Intellectual input apart, a dedicated writer’s working schedule can be gruelling. Howard’s day begins with four o'clock insomnia when story ideas come to him … the very sentences, as though dictated, scenes acted out as in a half-waking dream.

But, even producing just four published novels in an intensive dozen years as a novelist, Howard made sure every book he started was finished and signed for publication before he downed tools. There are no dead manuscripts gathering dust in his attic.

He said: “Once I had the basic idea for a novel I stuck to it to the bitter end. The demolition operations occurred within the shifting framework of the novel. There were all those false starts and dead ends that were scrapped, things kept but radically revised. What was chucked out of any given novel amounted to another novel in terms of pages and effort.

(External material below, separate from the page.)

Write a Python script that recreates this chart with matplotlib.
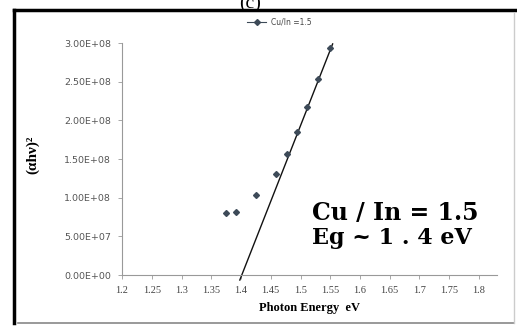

“I envy novelists who come up with a book a year, regular as clockwork. It’s admirable to be able to work efficiently, to engineer a novel and construct it according to blueprint. My novels have a slow gestation, longer than an elephant’s (twenty-two months for the pachyderm, often twice that for one of my books).

“I work intuitively but am suspicious of intuition. I chip away, carve and polish myself dizzy and often end by chucking out the result, whole chapters, months of work. But I’m never completely directionless. I do know where I’m heading. I generally write the last chapter first, subject, of course, to constant revision.

“Revision is the key word. Some scenes I rework maybe thirty times. The constant danger of that process is the loss of spontaneity, the faint smell of sweat and midnight oil that’s given off. When that happens, I revise again to try to create an illusion of spontaneity (in writing everything is illusion, I think). I have to curb a natural tendency to lyric outbursts so part of the revision process consists in toning things down, using the indirect approach, understatement. Less is better than more.

“A reviewer recently called one of my novels ‘idiosyncratic.’ I take that as a compliment. I’m wary of trends and fashions, the possibly contagious sound of other writers’ voices. Maybe that’s why for the past few years I’ve largely limited my reading of fiction to French and German. I want the voice that comes through in my work to be my own voice.

“There’s another reason why I neglect reading fiction. I taught American Literature at a Paris University for twenty years and it had pernicious side effects. The perverse pleasure of dissection – close reading, structure, symbolism and all of that – replaced the spontaneous pleasure of reading for the sake of reading. But for emotional kicks I have music.

“Since retirement, I’ve read very little fiction, despite the ambitious reading list I drew up on the eve of the event: it included Proust’s multi-volumed hunt for lost time, Finnegan’s Wake, all of Balzac’s Human Comedy, etc.

“One reason is that I started to write seriously at about that time and the activity soon became obsessional. Since it takes me at least three years to write a novel, I felt I didn’t have time – in a long-term metaphysical sense – for anything else. In the process, I lost the habit of reading.

“But I used to be a compulsive reader, a citizen of Bookland – it was so much more real than the so-called real world about me.

“I discovered Joseph Conrad at fourteen and by sixteen had read all of his novels. I recall a subway ride, plunged in King Lear. I overshot my Manhattan station and emerged from Shakespeare in the depths of Brooklyn. Other authors come to mind: Jane Austin and Virginia Woolf, William Faulkner, the Henry James of the marvelous novellas like The Altar of the Dead.

“A novel that no amount of analyzing and rereading ever harmed for me is Huck Finn. That invulnerability to time and repetition is rare. I remember how impressed I was by The Catcher in the Rye when it came out. Then, many years later, I had to teach it and discovered that all the magic had evaporated.

“Céline’s Voyage to the End of the Night and Death on the Installment Plan made a terrific impact on me. I still recall the dazzling revelation of Borges when I read his five-page story, Funes the Memorious.

“Finally, as proof that I do occasionally read things other than Le Monde newspaper, I recently discovered the contemporary Italian author Mario Rigoni Stern. Hard to believe, but I wept reading his story How Thin You Are, Brother.”